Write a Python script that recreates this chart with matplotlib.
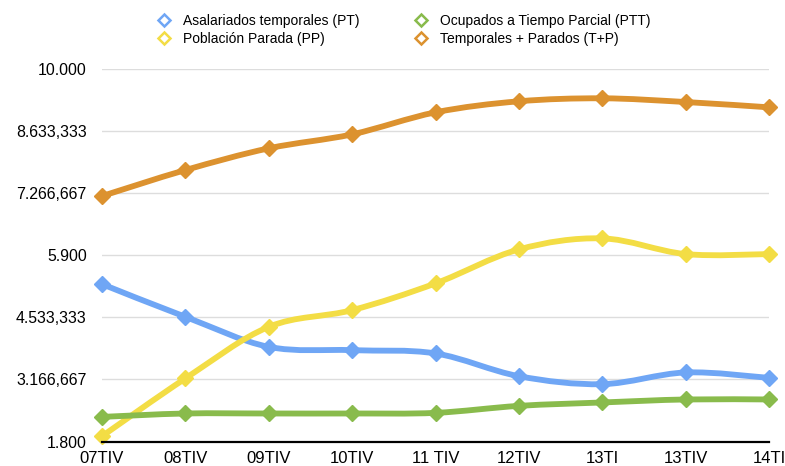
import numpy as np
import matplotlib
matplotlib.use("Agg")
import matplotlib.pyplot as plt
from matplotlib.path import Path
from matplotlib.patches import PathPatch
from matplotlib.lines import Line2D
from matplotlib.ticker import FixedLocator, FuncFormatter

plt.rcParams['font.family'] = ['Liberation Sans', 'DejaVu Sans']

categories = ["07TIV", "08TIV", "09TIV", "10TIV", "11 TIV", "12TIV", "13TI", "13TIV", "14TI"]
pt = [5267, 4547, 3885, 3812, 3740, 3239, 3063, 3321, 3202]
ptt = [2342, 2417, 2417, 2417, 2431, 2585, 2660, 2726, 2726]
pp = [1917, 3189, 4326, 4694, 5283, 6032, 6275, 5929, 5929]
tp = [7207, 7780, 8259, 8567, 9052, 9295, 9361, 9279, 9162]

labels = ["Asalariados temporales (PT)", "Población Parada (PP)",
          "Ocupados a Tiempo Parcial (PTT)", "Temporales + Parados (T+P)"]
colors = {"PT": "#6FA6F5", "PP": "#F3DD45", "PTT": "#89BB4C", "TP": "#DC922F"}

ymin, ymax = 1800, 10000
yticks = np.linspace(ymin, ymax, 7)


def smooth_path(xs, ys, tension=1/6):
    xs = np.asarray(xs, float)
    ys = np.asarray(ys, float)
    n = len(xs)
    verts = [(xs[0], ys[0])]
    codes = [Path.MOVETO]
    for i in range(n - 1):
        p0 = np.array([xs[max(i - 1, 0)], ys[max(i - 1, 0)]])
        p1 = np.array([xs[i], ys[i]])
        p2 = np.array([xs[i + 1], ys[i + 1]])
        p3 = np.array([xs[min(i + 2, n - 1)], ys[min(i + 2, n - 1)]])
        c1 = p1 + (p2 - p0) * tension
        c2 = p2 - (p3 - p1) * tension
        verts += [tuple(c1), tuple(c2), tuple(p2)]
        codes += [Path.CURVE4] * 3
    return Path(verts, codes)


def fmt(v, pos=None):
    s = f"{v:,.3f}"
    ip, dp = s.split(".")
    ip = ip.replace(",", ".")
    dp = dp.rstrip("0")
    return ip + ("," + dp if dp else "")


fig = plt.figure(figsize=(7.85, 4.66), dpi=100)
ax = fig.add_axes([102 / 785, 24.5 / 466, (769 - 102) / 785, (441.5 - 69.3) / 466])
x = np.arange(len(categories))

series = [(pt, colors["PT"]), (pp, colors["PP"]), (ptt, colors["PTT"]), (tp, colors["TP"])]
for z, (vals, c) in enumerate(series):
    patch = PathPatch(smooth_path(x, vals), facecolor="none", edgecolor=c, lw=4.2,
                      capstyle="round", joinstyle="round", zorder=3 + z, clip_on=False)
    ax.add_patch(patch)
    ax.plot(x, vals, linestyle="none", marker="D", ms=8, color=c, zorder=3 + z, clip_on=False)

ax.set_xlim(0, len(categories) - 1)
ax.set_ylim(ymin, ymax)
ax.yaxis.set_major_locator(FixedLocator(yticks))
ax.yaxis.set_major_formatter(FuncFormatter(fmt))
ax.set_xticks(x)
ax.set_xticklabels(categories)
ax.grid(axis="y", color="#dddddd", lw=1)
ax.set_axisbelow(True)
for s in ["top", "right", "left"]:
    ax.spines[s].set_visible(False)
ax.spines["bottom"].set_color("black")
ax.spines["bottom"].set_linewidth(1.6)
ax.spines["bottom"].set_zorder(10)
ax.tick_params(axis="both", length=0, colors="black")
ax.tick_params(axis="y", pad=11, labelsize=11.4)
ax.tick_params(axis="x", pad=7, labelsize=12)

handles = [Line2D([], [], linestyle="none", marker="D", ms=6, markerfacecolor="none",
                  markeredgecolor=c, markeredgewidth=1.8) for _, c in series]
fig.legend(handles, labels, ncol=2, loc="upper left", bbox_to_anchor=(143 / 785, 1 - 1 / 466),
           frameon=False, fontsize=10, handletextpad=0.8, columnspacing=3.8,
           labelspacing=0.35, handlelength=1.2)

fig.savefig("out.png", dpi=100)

§ THE EXERCISE:
Look at the listing and set down only the lines from its start through the line with "yticks = np.linspace(ymin, ymax, 7)", word for word and without pictures.

§ COMPLETED EXERCISE:
Write a Python script that recreates this chart with matplotlib.
import numpy as np
import matplotlib
matplotlib.use("Agg")
import matplotlib.pyplot as plt
from matplotlib.path import Path
from matplotlib.patches import PathPatch
from matplotlib.lines import Line2D
from matplotlib.ticker import FixedLocator, FuncFormatter

plt.rcParams['font.family'] = ['Liberation Sans', 'DejaVu Sans']

categories = ["07TIV", "08TIV", "09TIV", "10TIV", "11 TIV", "12TIV", "13TI", "13TIV", "14TI"]
pt = [5267, 4547, 3885, 3812, 3740, 3239, 3063, 3321, 3202]
ptt = [2342, 2417, 2417, 2417, 2431, 2585, 2660, 2726, 2726]
pp = [1917, 3189, 4326, 4694, 5283, 6032, 6275, 5929, 5929]
tp = [7207, 7780, 8259, 8567, 9052, 9295, 9361, 9279, 9162]

labels = ["Asalariados temporales (PT)", "Población Parada (PP)",
          "Ocupados a Tiempo Parcial (PTT)", "Temporales + Parados (T+P)"]
colors = {"PT": "#6FA6F5", "PP": "#F3DD45", "PTT": "#89BB4C", "TP": "#DC922F"}

ymin, ymax = 1800, 10000
yticks = np.linspace(ymin, ymax, 7)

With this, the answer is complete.